(Directive): Leave out the pictures and set down exactly the lines from the start of the listing through the one with "plt.rcParams['font.family'] = ['Liberation", both included.

(Records shown):

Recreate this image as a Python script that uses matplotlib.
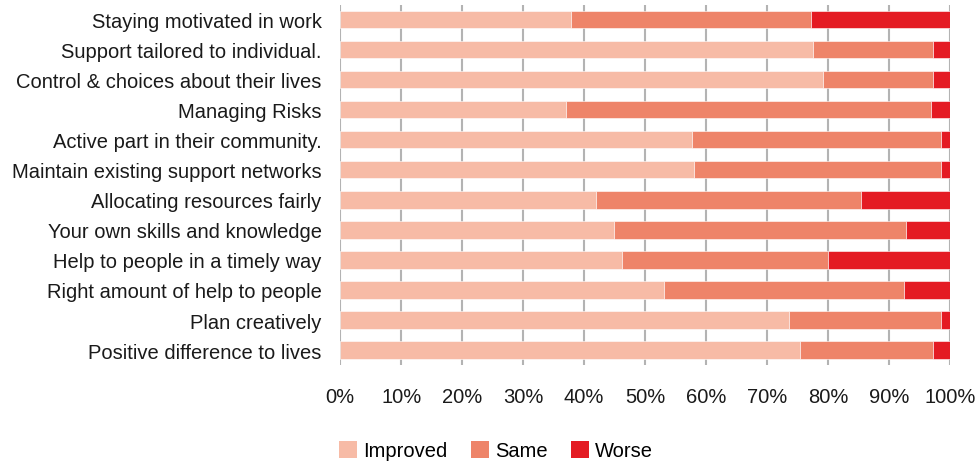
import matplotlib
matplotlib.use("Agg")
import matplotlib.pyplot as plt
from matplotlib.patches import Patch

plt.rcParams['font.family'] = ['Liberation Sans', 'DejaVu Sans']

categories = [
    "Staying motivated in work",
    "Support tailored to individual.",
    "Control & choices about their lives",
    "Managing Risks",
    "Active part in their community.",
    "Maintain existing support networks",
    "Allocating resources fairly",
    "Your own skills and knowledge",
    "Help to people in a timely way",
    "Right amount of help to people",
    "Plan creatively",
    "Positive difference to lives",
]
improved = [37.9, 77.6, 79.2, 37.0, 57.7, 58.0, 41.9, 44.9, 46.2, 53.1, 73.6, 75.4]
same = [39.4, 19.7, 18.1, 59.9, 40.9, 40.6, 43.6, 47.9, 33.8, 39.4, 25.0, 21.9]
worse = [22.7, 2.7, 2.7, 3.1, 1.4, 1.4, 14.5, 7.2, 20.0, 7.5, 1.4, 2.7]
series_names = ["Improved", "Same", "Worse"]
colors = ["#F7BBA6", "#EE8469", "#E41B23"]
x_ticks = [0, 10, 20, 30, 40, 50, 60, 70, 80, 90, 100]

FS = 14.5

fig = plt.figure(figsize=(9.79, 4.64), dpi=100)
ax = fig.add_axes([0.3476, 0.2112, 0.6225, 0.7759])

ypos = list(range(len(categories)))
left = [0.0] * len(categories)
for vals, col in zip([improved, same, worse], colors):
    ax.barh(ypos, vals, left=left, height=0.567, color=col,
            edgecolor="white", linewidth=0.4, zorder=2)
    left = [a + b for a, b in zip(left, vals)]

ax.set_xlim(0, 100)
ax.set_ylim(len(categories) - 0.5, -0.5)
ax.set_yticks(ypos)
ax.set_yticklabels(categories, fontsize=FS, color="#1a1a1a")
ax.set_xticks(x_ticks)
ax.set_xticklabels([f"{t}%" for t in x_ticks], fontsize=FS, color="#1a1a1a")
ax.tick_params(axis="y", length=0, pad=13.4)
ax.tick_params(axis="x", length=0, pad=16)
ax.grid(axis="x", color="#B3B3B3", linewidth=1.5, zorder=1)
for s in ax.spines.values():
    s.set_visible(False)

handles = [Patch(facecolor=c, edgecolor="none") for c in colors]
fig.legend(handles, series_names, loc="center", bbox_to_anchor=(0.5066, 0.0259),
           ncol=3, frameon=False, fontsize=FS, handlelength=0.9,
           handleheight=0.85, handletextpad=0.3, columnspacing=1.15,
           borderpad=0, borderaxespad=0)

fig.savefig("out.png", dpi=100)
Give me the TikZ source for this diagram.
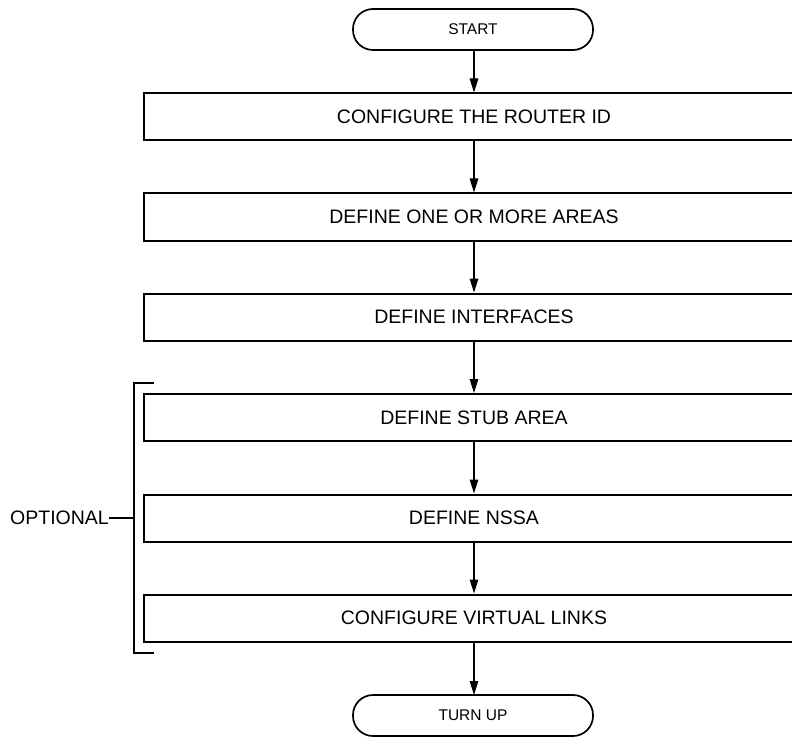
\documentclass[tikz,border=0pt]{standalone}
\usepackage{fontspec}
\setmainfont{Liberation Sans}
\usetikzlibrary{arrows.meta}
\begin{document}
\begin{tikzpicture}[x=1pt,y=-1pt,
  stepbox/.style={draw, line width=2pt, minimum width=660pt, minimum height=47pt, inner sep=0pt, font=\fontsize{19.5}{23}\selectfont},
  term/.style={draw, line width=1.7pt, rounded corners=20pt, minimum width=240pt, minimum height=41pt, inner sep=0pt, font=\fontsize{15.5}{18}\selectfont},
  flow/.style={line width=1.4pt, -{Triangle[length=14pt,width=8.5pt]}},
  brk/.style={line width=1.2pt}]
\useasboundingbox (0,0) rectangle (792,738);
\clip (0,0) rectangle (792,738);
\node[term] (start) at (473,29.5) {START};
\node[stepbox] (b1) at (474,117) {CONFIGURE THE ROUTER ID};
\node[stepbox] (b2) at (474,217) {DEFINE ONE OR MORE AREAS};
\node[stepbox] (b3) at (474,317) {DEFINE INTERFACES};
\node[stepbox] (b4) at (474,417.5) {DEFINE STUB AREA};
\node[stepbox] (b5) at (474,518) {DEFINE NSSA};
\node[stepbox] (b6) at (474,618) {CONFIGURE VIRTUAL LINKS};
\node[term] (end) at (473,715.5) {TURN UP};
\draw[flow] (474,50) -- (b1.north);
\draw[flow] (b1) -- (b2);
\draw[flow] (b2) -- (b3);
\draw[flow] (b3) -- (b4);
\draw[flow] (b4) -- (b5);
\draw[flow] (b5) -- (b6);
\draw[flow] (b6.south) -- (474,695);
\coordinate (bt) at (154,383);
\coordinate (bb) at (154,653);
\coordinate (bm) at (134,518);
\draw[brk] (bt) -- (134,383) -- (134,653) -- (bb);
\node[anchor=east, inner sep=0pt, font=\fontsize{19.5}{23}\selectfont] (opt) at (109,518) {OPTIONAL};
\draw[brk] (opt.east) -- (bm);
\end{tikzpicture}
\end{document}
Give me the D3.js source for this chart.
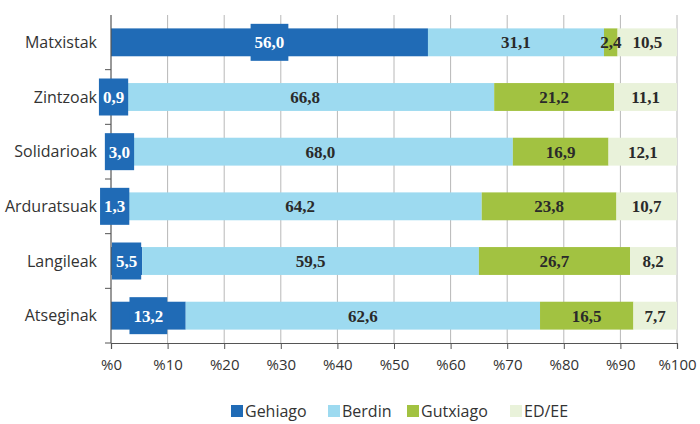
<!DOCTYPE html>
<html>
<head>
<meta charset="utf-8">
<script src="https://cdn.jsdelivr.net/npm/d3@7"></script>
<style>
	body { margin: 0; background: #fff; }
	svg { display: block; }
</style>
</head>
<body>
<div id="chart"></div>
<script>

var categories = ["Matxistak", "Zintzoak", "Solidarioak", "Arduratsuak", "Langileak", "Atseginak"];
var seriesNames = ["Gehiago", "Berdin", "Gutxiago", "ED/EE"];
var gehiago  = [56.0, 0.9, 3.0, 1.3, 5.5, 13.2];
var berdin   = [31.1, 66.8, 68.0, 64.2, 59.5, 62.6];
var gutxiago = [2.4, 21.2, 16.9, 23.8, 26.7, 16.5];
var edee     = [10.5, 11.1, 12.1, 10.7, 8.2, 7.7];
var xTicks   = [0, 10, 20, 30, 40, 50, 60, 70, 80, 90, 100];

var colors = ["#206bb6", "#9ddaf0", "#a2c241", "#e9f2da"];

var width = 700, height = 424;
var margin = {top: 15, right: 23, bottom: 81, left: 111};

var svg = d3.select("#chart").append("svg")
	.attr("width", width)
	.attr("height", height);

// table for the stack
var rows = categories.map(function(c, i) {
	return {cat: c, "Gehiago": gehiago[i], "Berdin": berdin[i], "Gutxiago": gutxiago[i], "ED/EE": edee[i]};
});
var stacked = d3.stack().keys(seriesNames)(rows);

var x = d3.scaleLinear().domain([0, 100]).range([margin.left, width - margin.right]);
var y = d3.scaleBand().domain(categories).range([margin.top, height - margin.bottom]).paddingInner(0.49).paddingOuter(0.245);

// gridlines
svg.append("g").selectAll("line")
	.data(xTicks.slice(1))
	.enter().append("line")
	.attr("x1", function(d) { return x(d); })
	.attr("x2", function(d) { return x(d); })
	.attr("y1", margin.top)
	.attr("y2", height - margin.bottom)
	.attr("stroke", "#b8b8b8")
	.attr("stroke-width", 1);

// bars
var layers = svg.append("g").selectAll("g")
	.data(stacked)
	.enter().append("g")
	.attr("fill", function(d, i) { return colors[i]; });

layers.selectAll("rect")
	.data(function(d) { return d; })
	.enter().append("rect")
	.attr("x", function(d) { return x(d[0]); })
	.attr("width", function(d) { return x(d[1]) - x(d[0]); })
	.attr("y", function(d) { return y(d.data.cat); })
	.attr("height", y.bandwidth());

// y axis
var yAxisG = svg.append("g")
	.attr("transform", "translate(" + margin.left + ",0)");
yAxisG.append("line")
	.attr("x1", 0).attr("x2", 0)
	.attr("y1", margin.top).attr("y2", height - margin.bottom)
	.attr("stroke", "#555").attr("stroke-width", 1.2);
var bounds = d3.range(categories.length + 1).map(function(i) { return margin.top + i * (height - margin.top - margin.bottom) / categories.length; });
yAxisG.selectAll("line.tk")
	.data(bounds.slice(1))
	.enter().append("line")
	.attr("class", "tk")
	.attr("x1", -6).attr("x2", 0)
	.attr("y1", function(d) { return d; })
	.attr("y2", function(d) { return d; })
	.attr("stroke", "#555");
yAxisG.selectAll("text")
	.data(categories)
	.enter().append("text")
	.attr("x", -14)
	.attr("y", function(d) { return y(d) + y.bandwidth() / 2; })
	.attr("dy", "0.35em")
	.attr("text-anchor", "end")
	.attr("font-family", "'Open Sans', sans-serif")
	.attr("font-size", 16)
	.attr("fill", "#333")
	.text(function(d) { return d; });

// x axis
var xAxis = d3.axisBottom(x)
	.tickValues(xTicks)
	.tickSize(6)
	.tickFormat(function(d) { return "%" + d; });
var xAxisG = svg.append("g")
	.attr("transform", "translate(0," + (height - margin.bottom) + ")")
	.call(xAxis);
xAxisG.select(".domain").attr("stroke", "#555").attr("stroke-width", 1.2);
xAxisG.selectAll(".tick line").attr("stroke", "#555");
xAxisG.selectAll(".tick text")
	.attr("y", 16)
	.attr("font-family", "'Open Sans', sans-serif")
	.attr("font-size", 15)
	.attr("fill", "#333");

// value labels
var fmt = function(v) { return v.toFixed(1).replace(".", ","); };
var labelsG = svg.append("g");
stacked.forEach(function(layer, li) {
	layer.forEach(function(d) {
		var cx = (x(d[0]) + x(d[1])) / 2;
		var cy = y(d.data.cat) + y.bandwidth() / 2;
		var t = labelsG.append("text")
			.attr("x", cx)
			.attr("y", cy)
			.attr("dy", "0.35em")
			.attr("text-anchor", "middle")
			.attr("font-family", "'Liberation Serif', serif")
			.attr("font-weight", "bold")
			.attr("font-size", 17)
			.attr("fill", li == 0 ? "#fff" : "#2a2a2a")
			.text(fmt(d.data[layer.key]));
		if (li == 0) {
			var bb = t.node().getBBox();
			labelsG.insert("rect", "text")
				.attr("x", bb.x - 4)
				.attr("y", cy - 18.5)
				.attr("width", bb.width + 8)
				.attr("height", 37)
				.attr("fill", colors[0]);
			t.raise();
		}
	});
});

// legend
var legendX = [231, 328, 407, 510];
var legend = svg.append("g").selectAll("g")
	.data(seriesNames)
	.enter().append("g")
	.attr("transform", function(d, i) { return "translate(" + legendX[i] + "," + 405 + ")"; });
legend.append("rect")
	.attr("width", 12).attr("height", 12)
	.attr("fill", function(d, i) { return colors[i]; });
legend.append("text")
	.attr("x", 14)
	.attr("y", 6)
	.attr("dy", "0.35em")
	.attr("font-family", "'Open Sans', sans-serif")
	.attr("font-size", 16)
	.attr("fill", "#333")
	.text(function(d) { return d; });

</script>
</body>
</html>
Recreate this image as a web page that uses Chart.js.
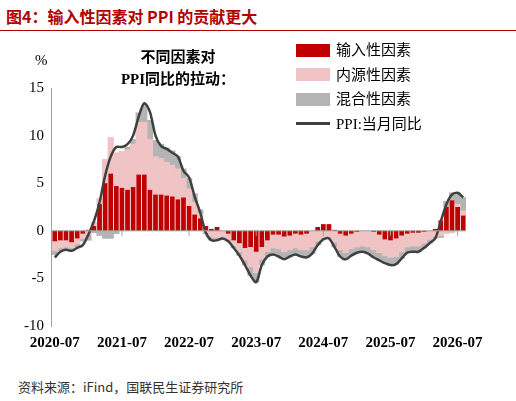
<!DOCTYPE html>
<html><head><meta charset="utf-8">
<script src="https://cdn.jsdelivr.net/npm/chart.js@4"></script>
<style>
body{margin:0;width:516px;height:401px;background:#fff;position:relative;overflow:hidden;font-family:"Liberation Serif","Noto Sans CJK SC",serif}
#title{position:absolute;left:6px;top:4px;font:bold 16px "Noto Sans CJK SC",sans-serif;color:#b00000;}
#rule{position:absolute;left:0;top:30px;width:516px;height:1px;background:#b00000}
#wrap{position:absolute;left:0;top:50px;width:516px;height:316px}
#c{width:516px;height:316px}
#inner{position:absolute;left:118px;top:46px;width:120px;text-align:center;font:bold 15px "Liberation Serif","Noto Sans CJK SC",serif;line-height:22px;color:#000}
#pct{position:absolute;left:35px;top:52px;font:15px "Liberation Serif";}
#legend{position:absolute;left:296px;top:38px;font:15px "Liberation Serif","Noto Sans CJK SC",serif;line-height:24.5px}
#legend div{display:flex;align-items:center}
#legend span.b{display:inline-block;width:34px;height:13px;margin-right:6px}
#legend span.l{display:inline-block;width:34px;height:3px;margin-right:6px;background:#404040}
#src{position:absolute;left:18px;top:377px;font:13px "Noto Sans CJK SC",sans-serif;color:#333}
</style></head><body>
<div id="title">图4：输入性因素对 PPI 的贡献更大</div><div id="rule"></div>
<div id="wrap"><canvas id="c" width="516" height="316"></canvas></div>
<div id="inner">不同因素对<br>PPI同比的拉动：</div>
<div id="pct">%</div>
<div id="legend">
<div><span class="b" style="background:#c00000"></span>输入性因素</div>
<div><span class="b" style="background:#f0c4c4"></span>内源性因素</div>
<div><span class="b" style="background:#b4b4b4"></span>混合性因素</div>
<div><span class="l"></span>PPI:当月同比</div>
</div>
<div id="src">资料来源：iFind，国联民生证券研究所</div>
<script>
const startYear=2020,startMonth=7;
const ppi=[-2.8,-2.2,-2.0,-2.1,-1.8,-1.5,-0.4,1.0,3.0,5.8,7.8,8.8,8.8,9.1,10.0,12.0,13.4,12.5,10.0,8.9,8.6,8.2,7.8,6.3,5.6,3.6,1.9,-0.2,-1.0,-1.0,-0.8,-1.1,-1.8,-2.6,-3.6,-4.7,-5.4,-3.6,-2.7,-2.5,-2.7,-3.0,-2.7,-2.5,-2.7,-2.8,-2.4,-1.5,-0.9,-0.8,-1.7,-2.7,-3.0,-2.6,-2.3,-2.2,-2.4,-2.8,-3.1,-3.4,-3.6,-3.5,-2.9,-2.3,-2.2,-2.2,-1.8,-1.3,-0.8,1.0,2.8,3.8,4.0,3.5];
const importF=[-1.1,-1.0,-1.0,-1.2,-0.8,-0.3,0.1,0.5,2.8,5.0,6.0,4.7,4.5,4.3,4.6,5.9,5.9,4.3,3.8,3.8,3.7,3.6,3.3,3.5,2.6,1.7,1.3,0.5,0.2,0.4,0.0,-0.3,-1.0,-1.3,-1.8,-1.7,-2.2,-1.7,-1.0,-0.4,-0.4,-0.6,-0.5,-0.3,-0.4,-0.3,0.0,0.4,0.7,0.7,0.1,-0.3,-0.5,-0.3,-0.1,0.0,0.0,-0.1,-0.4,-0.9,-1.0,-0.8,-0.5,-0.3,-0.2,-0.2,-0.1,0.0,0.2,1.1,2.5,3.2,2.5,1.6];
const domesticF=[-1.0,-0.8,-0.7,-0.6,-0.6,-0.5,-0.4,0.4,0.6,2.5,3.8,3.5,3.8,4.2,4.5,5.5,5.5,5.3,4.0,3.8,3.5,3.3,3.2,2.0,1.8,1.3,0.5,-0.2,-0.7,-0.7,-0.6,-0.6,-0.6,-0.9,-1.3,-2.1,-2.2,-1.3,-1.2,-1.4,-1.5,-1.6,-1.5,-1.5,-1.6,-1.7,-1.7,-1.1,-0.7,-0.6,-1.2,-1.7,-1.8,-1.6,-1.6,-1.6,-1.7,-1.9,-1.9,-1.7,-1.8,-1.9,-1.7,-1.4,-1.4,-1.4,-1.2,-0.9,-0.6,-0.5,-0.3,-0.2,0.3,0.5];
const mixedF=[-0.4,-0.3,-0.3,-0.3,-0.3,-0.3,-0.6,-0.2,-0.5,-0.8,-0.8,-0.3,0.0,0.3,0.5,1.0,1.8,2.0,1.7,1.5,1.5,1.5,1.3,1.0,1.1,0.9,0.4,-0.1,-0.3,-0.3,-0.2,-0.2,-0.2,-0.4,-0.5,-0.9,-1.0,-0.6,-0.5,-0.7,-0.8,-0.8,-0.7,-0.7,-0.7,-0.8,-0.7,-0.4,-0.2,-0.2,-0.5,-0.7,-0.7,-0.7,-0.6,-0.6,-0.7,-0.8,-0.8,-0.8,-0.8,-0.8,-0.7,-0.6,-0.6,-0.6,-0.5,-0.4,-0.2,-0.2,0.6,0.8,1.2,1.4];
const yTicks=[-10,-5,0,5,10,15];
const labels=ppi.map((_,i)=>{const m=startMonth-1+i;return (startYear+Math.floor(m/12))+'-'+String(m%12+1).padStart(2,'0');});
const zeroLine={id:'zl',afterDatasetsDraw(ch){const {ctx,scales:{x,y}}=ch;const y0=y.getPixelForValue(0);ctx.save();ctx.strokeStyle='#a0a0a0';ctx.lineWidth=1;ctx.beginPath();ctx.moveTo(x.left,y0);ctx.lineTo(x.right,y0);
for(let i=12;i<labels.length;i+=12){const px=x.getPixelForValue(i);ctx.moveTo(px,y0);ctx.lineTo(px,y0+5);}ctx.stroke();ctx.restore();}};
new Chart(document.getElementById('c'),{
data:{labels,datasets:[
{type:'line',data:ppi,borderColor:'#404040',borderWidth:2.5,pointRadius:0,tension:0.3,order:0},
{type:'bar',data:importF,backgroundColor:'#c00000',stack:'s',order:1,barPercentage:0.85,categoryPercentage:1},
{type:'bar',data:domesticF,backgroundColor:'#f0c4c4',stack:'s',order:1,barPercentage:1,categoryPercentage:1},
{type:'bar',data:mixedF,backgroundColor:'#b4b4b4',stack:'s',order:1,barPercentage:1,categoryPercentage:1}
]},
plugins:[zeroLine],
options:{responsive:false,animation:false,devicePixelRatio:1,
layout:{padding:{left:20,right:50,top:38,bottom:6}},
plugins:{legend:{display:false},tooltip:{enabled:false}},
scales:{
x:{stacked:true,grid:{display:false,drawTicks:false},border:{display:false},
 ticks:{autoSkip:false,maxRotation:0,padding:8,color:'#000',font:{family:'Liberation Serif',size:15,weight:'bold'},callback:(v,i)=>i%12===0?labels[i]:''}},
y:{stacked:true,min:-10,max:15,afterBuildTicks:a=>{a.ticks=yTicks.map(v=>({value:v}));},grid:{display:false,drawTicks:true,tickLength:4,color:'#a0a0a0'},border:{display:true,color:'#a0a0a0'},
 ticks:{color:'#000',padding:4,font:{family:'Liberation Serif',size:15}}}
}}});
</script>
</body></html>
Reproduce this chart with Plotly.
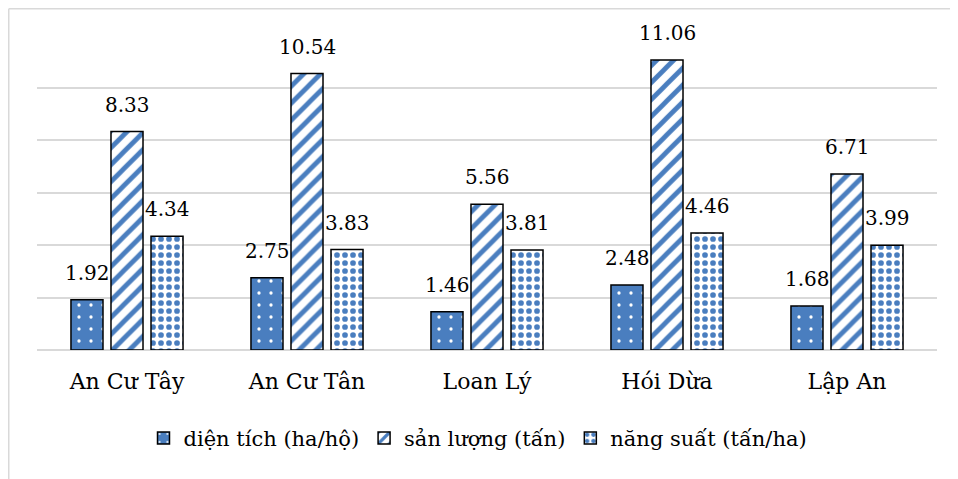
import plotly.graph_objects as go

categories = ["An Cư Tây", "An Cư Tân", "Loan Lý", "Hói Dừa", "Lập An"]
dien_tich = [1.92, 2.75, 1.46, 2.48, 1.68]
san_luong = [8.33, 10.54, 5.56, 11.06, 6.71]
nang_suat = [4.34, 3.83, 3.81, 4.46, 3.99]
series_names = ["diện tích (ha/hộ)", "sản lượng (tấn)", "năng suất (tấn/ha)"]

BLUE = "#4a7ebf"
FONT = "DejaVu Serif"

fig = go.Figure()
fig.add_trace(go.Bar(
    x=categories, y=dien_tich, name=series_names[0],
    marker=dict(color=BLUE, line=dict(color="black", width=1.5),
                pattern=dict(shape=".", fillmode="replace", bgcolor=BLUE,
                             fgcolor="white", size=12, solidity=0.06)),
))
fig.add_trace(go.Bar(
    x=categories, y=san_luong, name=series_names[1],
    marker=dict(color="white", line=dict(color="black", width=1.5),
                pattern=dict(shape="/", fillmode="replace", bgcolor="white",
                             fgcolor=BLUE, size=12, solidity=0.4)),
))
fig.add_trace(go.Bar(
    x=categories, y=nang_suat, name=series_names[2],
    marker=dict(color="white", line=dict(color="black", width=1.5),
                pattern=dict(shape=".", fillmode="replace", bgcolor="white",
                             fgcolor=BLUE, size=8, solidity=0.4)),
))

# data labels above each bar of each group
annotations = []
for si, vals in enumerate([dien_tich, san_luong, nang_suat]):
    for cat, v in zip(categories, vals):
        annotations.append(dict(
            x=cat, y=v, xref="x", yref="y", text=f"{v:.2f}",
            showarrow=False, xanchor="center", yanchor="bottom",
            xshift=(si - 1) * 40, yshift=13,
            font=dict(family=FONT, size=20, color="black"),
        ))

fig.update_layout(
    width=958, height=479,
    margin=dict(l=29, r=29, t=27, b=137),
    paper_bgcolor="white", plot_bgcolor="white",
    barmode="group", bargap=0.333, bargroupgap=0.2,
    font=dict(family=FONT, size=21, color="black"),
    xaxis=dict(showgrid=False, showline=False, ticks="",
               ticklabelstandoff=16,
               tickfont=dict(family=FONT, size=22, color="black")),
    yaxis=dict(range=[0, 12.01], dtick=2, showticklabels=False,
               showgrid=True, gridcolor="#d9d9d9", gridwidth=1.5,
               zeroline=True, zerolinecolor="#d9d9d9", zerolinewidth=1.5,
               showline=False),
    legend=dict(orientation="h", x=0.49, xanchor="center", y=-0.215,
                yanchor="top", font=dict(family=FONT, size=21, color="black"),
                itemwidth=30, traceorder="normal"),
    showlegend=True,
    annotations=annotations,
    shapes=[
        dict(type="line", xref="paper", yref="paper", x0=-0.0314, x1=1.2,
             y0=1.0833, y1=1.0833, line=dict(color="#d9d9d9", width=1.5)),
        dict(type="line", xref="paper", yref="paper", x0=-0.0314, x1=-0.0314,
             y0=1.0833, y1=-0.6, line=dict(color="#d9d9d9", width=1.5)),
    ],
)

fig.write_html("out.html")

(Solution to the problem):
Recreate this image as a Python script that uses matplotlib.
import matplotlib
matplotlib.use("Agg")
import matplotlib.pyplot as plt
from matplotlib.patches import Patch

plt.rcParams['font.family'] = ['Liberation Sans', 'DejaVu Sans']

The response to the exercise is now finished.